┌────────

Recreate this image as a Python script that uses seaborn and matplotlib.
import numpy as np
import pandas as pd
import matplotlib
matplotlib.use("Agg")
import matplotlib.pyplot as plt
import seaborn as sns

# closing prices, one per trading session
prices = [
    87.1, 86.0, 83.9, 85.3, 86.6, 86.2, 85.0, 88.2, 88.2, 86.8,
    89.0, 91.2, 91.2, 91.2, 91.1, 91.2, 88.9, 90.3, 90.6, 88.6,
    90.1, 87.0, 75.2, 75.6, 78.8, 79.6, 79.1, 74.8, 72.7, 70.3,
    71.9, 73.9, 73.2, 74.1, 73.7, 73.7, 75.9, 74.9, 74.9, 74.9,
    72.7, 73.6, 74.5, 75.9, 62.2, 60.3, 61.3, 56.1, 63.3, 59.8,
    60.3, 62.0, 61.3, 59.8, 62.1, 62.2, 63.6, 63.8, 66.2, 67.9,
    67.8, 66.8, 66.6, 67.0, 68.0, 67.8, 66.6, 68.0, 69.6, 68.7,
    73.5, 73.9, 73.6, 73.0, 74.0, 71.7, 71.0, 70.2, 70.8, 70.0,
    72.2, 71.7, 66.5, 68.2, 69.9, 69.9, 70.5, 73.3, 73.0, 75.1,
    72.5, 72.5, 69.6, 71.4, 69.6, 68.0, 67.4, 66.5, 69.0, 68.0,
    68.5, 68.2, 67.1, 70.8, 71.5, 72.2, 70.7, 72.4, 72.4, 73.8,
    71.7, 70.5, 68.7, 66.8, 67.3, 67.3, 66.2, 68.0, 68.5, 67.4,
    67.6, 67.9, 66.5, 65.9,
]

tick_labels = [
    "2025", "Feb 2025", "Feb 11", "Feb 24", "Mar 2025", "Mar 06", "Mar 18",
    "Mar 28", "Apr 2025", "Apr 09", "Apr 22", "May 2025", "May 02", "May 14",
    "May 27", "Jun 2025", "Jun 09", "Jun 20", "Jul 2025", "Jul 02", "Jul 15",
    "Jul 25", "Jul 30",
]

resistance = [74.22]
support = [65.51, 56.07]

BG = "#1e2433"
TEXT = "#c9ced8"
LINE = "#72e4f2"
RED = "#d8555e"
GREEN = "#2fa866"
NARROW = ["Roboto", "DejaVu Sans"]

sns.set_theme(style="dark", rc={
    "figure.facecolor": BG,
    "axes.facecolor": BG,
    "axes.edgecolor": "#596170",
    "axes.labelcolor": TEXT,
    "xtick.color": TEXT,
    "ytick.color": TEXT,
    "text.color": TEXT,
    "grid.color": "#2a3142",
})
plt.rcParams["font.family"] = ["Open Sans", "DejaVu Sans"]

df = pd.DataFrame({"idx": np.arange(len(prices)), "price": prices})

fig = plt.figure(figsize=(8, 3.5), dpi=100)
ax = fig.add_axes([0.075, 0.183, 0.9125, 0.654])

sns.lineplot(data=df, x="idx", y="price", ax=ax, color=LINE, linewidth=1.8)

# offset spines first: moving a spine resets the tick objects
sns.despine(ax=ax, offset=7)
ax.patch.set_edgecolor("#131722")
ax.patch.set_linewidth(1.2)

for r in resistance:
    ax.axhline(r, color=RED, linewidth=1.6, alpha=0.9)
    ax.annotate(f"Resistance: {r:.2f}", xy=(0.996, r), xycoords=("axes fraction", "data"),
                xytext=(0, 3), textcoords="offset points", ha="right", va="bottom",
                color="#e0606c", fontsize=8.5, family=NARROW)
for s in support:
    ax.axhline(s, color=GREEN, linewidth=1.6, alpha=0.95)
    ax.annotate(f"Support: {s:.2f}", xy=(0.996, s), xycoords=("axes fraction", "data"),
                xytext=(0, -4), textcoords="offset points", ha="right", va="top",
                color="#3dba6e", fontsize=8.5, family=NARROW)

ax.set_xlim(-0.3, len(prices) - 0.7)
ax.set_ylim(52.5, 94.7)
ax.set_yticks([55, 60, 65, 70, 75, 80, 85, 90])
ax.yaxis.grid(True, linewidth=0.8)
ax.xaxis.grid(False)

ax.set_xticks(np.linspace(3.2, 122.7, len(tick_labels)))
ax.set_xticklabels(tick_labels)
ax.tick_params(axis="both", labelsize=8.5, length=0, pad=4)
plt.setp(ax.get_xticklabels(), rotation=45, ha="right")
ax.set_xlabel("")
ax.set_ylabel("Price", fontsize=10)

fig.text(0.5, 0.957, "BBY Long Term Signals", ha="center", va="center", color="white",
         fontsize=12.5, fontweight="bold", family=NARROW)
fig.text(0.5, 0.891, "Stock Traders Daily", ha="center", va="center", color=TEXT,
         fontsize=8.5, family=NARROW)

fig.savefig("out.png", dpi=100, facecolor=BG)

└────────
┌────────

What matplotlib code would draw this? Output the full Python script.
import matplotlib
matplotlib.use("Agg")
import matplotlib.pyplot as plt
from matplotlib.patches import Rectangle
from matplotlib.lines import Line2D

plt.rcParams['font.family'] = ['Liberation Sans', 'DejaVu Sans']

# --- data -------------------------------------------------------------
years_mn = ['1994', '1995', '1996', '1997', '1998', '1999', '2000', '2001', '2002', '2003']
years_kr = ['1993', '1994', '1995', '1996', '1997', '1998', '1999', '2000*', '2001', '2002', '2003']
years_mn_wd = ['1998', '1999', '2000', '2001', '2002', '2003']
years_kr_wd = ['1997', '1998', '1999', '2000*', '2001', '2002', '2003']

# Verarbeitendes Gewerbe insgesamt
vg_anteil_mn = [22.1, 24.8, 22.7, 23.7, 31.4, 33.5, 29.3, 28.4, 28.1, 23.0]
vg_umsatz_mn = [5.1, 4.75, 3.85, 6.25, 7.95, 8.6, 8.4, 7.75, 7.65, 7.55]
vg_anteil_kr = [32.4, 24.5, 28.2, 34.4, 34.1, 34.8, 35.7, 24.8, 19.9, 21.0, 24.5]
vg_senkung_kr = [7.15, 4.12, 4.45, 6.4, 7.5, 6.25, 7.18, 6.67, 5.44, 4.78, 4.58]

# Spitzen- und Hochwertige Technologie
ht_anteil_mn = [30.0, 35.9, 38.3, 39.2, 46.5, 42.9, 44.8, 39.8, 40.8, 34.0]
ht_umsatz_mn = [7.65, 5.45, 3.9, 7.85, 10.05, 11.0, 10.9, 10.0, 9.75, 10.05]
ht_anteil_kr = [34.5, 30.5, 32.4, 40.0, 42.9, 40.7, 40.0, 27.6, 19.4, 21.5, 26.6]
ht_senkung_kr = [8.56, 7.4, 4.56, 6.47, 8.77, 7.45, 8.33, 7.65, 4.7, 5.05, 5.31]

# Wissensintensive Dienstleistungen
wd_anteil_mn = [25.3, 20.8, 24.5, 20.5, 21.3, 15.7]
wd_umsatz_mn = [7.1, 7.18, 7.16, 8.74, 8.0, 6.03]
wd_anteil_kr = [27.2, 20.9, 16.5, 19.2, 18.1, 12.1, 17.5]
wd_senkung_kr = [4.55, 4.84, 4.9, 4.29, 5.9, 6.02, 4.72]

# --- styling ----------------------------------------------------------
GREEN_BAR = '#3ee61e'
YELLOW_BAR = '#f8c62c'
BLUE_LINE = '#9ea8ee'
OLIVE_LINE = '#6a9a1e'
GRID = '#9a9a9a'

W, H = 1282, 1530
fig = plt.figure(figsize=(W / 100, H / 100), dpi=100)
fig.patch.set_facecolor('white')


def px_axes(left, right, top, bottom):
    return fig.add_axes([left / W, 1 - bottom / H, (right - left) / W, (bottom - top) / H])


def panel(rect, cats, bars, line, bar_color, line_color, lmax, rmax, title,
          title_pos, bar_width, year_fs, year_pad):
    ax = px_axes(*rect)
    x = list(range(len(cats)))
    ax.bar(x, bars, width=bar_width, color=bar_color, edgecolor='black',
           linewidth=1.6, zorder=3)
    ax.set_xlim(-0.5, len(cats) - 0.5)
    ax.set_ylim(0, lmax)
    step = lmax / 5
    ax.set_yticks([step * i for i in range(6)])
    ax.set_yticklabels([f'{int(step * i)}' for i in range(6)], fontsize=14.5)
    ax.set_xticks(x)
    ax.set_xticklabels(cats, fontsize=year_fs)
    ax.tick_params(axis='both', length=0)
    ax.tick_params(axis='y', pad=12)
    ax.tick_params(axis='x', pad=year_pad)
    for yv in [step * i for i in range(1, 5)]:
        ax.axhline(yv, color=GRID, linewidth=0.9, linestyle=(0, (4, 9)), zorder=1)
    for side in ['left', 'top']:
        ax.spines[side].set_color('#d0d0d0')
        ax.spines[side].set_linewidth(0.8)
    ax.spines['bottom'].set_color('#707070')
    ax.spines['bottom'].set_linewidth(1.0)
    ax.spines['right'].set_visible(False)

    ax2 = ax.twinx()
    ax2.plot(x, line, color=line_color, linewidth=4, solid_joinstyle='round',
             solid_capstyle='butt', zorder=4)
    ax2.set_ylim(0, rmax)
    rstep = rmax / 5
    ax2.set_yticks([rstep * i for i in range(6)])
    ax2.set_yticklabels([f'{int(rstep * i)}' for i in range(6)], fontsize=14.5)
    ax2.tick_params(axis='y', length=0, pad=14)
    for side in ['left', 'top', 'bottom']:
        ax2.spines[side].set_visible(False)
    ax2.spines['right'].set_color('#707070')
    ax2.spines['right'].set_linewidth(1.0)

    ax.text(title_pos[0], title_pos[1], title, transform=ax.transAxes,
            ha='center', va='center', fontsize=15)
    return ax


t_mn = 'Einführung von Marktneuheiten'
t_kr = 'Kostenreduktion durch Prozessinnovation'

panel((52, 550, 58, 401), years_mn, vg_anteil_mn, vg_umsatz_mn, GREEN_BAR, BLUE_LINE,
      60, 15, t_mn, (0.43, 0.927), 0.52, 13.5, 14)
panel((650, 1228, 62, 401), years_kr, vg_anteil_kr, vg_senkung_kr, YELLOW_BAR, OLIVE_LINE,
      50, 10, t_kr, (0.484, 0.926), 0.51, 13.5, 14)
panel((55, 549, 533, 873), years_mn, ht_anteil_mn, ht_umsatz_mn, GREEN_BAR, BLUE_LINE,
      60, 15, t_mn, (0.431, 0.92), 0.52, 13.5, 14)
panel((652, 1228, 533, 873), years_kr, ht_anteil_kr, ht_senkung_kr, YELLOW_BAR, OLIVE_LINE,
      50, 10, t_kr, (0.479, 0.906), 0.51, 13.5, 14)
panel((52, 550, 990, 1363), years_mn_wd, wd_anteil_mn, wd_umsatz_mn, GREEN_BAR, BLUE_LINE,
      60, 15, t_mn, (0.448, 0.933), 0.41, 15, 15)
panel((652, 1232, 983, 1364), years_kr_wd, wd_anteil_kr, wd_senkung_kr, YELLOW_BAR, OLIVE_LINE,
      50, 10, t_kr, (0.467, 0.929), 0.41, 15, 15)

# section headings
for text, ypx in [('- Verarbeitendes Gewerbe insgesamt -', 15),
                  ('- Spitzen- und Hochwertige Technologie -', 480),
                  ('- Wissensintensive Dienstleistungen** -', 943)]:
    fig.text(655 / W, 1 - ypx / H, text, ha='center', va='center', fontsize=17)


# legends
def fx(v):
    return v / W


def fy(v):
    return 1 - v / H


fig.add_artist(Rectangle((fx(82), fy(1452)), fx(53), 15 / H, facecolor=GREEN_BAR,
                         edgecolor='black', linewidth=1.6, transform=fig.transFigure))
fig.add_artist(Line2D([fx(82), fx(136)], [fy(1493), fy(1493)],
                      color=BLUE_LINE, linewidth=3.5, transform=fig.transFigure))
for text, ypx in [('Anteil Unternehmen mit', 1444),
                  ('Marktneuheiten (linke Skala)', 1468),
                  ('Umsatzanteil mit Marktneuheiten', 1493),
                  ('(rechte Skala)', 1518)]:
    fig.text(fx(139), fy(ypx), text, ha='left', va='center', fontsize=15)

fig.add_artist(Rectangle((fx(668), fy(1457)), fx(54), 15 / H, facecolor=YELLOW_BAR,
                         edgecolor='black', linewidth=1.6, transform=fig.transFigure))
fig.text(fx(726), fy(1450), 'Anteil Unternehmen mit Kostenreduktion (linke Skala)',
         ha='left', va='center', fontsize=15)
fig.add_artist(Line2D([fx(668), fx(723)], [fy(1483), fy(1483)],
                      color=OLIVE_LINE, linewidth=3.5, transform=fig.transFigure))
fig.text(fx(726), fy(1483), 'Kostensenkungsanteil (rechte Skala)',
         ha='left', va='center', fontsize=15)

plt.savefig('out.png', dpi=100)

└────────
┌────────

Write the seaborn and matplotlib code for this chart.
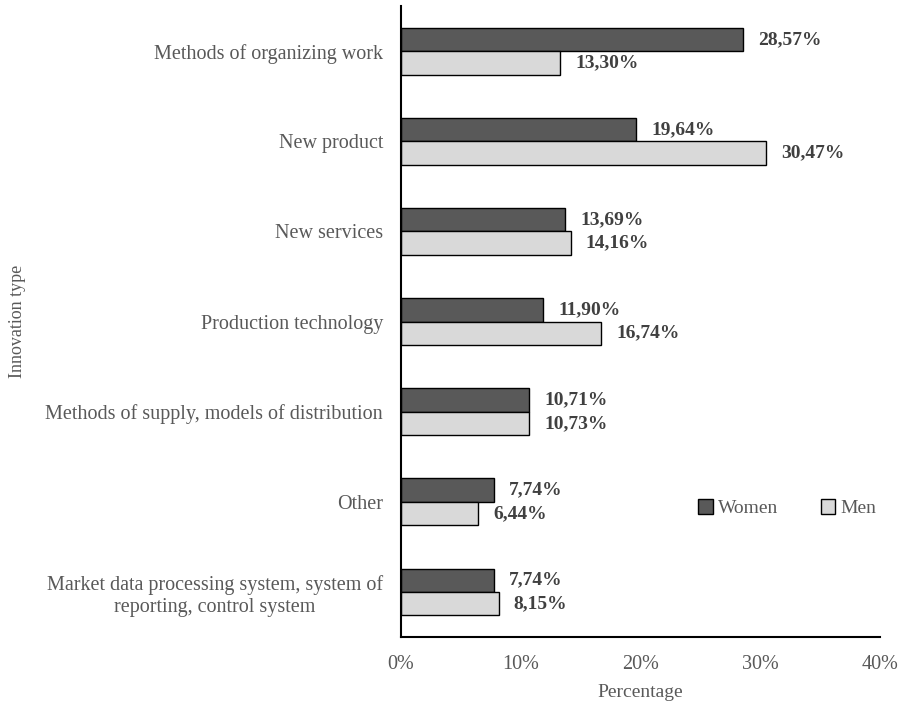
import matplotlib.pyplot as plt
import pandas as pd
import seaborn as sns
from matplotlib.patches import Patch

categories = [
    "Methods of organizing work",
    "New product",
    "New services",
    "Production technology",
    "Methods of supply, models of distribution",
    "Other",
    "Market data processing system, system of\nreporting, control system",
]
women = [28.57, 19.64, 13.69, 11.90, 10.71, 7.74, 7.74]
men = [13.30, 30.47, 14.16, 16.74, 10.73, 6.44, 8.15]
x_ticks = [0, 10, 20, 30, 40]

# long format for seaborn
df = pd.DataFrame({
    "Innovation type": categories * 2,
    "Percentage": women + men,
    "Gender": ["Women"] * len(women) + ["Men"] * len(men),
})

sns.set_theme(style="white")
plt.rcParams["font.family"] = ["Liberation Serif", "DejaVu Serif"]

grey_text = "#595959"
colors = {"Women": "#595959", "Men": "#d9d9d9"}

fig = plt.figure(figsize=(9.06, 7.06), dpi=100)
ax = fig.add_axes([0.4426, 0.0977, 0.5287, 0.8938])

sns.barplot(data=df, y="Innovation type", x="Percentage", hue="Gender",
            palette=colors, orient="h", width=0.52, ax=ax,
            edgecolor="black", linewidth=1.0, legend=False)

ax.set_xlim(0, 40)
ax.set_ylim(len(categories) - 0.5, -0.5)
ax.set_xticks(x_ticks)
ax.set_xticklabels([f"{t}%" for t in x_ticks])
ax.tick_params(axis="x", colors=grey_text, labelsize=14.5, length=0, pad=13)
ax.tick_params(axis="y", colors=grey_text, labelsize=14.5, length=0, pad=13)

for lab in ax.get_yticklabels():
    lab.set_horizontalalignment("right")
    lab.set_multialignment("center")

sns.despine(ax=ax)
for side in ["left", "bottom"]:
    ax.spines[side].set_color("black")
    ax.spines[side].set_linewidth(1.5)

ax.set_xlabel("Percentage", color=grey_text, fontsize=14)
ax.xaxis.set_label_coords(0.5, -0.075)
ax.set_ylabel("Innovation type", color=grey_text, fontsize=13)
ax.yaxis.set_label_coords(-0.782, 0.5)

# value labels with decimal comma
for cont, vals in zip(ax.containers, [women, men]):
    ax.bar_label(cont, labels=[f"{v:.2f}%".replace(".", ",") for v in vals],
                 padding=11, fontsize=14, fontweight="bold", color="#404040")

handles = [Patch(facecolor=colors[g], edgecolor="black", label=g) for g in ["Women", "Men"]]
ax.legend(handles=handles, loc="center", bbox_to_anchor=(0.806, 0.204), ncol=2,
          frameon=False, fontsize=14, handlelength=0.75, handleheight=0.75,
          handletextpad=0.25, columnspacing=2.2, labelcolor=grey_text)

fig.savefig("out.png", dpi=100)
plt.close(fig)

└────────

● **Exercise requirements**: From the material above, reproduce only what runs from the line holding "Write the seaborn" down to the line holding "from matplotlib.patches import Patch", both included, pictures excluded.

● **Result of this task**:
Write the seaborn and matplotlib code for this chart.
import matplotlib.pyplot as plt
import pandas as pd
import seaborn as sns
from matplotlib.patches import Patch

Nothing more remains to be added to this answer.